I also think, given the roller coaster of emotions Matt experienced between Elektra's re-entry into his life and her murder, it's a lot to ask that he conduct himself with the utmost of cool. I'm not defending anything that he did to Heather. He ruined her position in her father's company, and gave her no alternative but to accept his proposal of marriage. It's clear to me now that Matt, after having suffered an enormous trauma, was grasping at the comfortable and familiar, meaning Heather. It was an act of self-preservation -- not love. Everything about this was unhealthy.

It is indisputable to me that both Foggy and Natasha love Matt, and had only his best interests at heart. That doesn't mean that they have to act ethically all the time. I just demand that their actions are motivated out of love for Matt.

Now, I can understand how this can seem cruel towards Heather. She may have truly loved Matt, but she did nothing to protect herself. I think she was a pretty weak character, who only seemed to exist to be Matt's arm candy.

Having said that, I don't think it's wrong at all to show the downfall of such a character. I found it totally realistic to show the unraveling of a character who has lost someone they made their entire world. There are many people like that in real life, sadly enough.

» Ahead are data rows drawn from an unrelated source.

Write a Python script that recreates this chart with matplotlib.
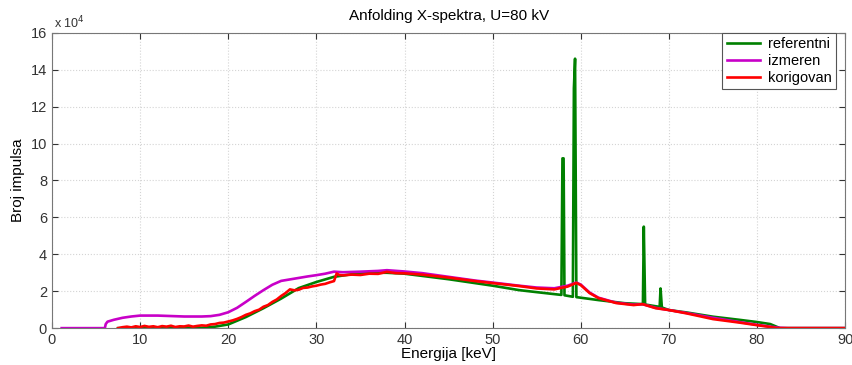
import matplotlib
matplotlib.use("Agg")
from matplotlib import pyplot as plt
from matplotlib.ticker import FuncFormatter

plt.rcParams['font.family'] = ['Liberation Sans', 'DejaVu Sans']

# referentni spektar (x 1e4 impulsa)
energy_ref = [7.5, 10, 15, 17, 18.5, 20, 22, 24, 26, 28, 30, 32, 34, 36, 38, 40, 45, 50, 53, 55,
              57.8, 57.92, 58.05, 58.15, 59.1, 59.22, 59.35, 59.5, 62, 65, 67.05, 67.15, 67.3,
              68.95, 69.05, 69.2, 70, 72, 75, 78, 80, 81.5, 82.6, 90]
counts_ref = [0, 0, 0, 0.02, 0.08, 0.2, 0.6, 1.08, 1.6, 2.17, 2.5, 2.78, 2.92, 3.0, 3.0, 2.95, 2.65, 2.3, 2.06, 1.95,
              1.8, 9.2, 9.2, 1.78, 1.7, 13.0, 14.6, 1.68, 1.52, 1.35, 1.3, 5.5, 1.28,
              1.15, 2.15, 1.12, 0.98, 0.85, 0.62, 0.45, 0.33, 0.22, 0.0, 0.0]

# izmereni spektar
energy_izm = [1.1, 6.0, 6.1, 6.3, 7, 8, 9, 10, 12, 15, 17, 18, 19, 20, 21, 22, 23, 24, 25, 26, 27, 28, 29, 30,
              31, 32, 33, 35, 37, 38, 40, 42, 45, 48, 50, 53, 55, 57, 58.5, 59.5, 60, 61, 62, 64, 66, 67,
              68.5, 70, 72, 75, 78, 80, 81.5, 82.5, 83.5, 90]
counts_izm = [0, 0, 0.22, 0.35, 0.45, 0.56, 0.63, 0.68, 0.68, 0.63, 0.63, 0.65, 0.72, 0.86, 1.1, 1.42, 1.75, 2.06, 2.35, 2.56, 2.64, 2.72, 2.8, 2.87,
              2.95, 3.06, 3.03, 3.06, 3.1, 3.14, 3.07, 2.98, 2.78, 2.58, 2.47, 2.3, 2.2, 2.16, 2.3, 2.47, 2.36, 1.93, 1.65, 1.38, 1.27, 1.3,
              1.1, 0.98, 0.82, 0.56, 0.33, 0.18, 0.08, 0.02, 0.0, 0.0]

# korigovani spektar
energy_kor = [7.5, 8, 8.5, 9, 9.5, 10, 10.5, 11, 11.5, 12, 12.5, 13, 13.5, 14, 14.5, 15, 15.5, 16, 16.5, 17, 17.5,
              18, 18.5, 19, 19.5, 20, 20.5, 21, 21.5, 22, 22.5, 23, 23.5, 24, 24.5, 25, 25.5, 26, 26.5, 27, 27.5,
              28, 28.5, 29, 29.5, 30, 30.5, 31, 31.5, 32, 32.3, 32.6, 33, 34, 35, 36, 37, 38, 39, 40, 42, 45, 48,
              50, 53, 55, 57, 58.5, 59.5, 60, 61, 62, 64, 66, 67, 68.5, 70, 72, 75, 78, 80, 81.5, 82.3, 83.5, 90]
counts_kor = [0.0, 0.05, 0.08, 0.04, 0.1, 0.06, 0.12, 0.07, 0.1, 0.05, 0.11, 0.08, 0.13, 0.06, 0.1, 0.09, 0.14, 0.08, 0.12, 0.15, 0.13,
              0.2, 0.22, 0.28, 0.3, 0.36, 0.42, 0.5, 0.6, 0.72, 0.8, 0.92, 1.0, 1.16, 1.25, 1.42, 1.55, 1.74, 1.9, 2.1, 2.05,
              2.08, 2.18, 2.2, 2.26, 2.3, 2.36, 2.4, 2.48, 2.55, 2.96, 2.88, 2.86, 2.9, 2.88, 2.95, 2.94, 3.05, 2.98, 2.97, 2.9, 2.74, 2.55,
              2.44, 2.28, 2.15, 2.1, 2.25, 2.45, 2.33, 1.9, 1.63, 1.36, 1.25, 1.3, 1.08, 0.98, 0.8, 0.49, 0.3, 0.16, 0.06, 0.0, 0.0, 0.0]

scale = 1e4

fig = plt.figure(figsize=(8.52, 3.65), dpi=100)
ax = fig.add_axes([0.061, 0.101, 0.931, 0.809])

ax.plot(energy_ref, [c * scale for c in counts_ref], color='#008000', lw=1.9, label='referentni')
ax.plot(energy_izm, [c * scale for c in counts_izm], color='#c800c8', lw=1.9, label='izmeren')
ax.plot(energy_kor, [c * scale for c in counts_kor], color='#ff0000', lw=1.9, label='korigovan')

ax.set_xlim(0, 90)
ax.set_ylim(0, 16e4)
ax.set_xticks(range(0, 91, 10))
ax.set_yticks([v * scale for v in range(0, 17, 2)])
ax.yaxis.set_major_formatter(FuncFormatter(lambda v, p: f"{v / scale:.0f}"))
ax.grid(True, linestyle=':', color='#d4d4d4', linewidth=0.8)
ax.tick_params(direction='in', top=True, right=True, labelsize=10.5, colors='#333333', length=4)
for s in ax.spines.values():
    s.set_color('#777777')

ax.text(0.002, 1.006, r'x 10$^4$', transform=ax.transAxes, fontsize=9, color='#333333', va='bottom')
ax.set_title('Anfolding X-spektra, U=80 kV', fontsize=11, pad=9)
ax.set_xlabel('Energija [keV]', fontsize=11, labelpad=0)
ax.set_ylabel('Broj impulsa', fontsize=11, labelpad=4)

leg = ax.legend(loc='upper right', bbox_to_anchor=(0.988, 1.0), fancybox=False, framealpha=1,
                edgecolor='#555555', fontsize=10.5, handlelength=2.3, handletextpad=0.5,
                borderpad=0.3, labelspacing=0.2, borderaxespad=0.0)
leg.get_frame().set_linewidth(0.8)

fig.savefig('out.png', dpi=100)
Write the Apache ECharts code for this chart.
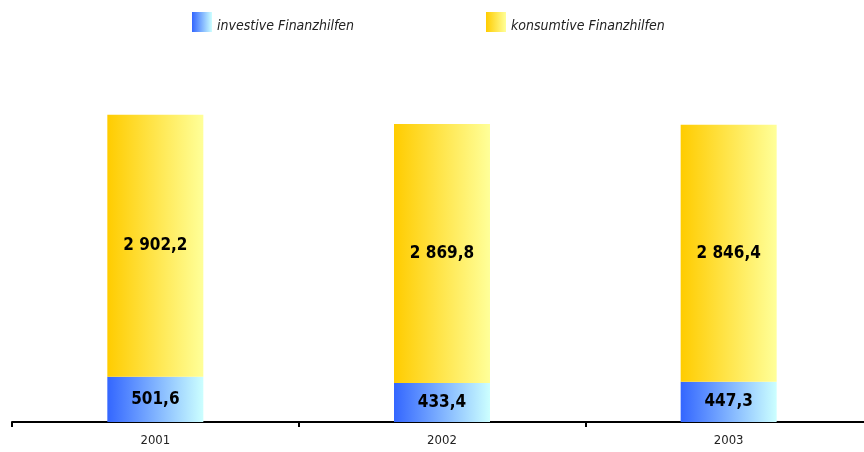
<!DOCTYPE html>
<html><head><meta charset="utf-8">
<script src="https://cdn.jsdelivr.net/npm/echarts@6/dist/echarts.min.js"></script>
<style>html,body{margin:0;padding:0;background:#fff}#c{width:864px;height:452px}</style>
</head><body><div id="c"></div>
<script>
const categories = ['2001', '2002', '2003'];
const investive = [501.6, 433.4, 447.3];
const konsumtive = [2902.2, 2869.8, 2846.4];
const seriesNames = ['investive Finanzhilfen', 'konsumtive Finanzhilfen'];

const FONT = '"Liberation Sans Narrow", "DejaVu Sans Condensed", "Liberation Sans", sans-serif';
function grad(a, b) {
  return new echarts.graphic.LinearGradient(0, 0, 1, 0, [{offset: 0, color: a}, {offset: 1, color: b}]);
}
const fmt = v => {
  const s = v.toFixed(1).replace('.', ',');
  const [i, d] = s.split(',');
  return i.replace(/\B(?=(\d{3})+(?!\d))/g, ' ') + ',' + d;
};
const chart = echarts.init(document.getElementById('c'), null, {renderer: 'canvas'});
const labelStyle = {show: true, position: 'inside', color: '#000', fontWeight: 'bold', fontSize: 17, fontFamily: FONT, formatter: p => fmt(p.value)};
const legendText = {fontStyle: 'italic', fontSize: 14, color: '#222', fontFamily: FONT,
  rich: {a: {fontStyle: 'italic', fontSize: 14, color: '#222', fontFamily: FONT, padding: [8, 0, 0, 0]}}};
chart.setOption({
  animation: false,
  legend: [
    {data: [seriesNames[0]], left: 187, top: 7, itemWidth: 20, itemHeight: 20, icon: 'rect', itemGap: 8, textStyle: legendText, formatter: '{a|{name}}'},
    {data: [seriesNames[1]], left: 481, top: 7, itemWidth: 20, itemHeight: 20, icon: 'rect', textStyle: legendText, formatter: '{a|{name}}'}
  ],
  grid: {left: 12, width: 860, top: 61, bottom: 30, containLabel: false, outerBoundsMode: 'none'},
  xAxis: {
    type: 'category', data: categories, boundaryGap: true,
    axisLine: {lineStyle: {color: '#000', width: 2}},
    axisTick: {show: true, length: 5, lineStyle: {color: '#000', width: 2}},
    axisLabel: {color: '#222', fontSize: 13, fontFamily: FONT, margin: 12}
  },
  yAxis: {type: 'value', min: 0, max: 4000, show: false, splitLine: {show: false}},
  series: [
    {name: seriesNames[0], type: 'bar', stack: 't', data: investive, barWidth: 96,
     itemStyle: {color: grad('#3366ff', '#ccffff')}, label: labelStyle},
    {name: seriesNames[1], type: 'bar', stack: 't', data: konsumtive, barWidth: 96,
     itemStyle: {color: grad('#ffcc00', '#ffff99')}, label: labelStyle}
  ]
});
</script></body></html>
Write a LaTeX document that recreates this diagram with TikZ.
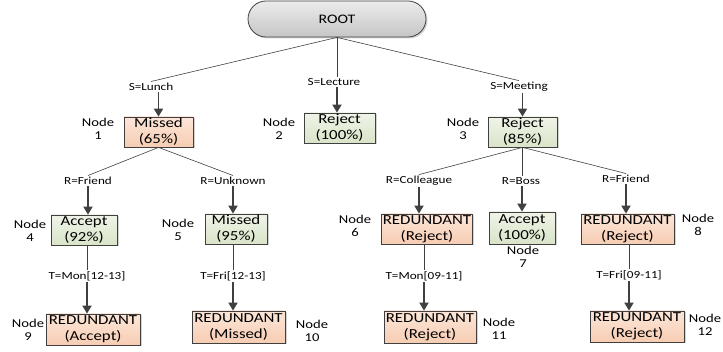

Anyway, I think macjr33 brought up some interesting points. While I find Matt's mistreatment of Heather disturbing, I thought it made sense given the trauma he had suffered around Elektra's murder. Underneath Miller's entire run was an undercurrent of Matt's true love for Elektra. I never considered Matt's mistreatment of Heather out of character. I thought it challenged the way I viewed Matt's character, but that's hardly a bad thing. I still thought he was a passionate social crusader, but something had misaligned him. I still understood him.

For those reasons, I think this is a very memorable and strong issue. I give this a 4.5 out of 5.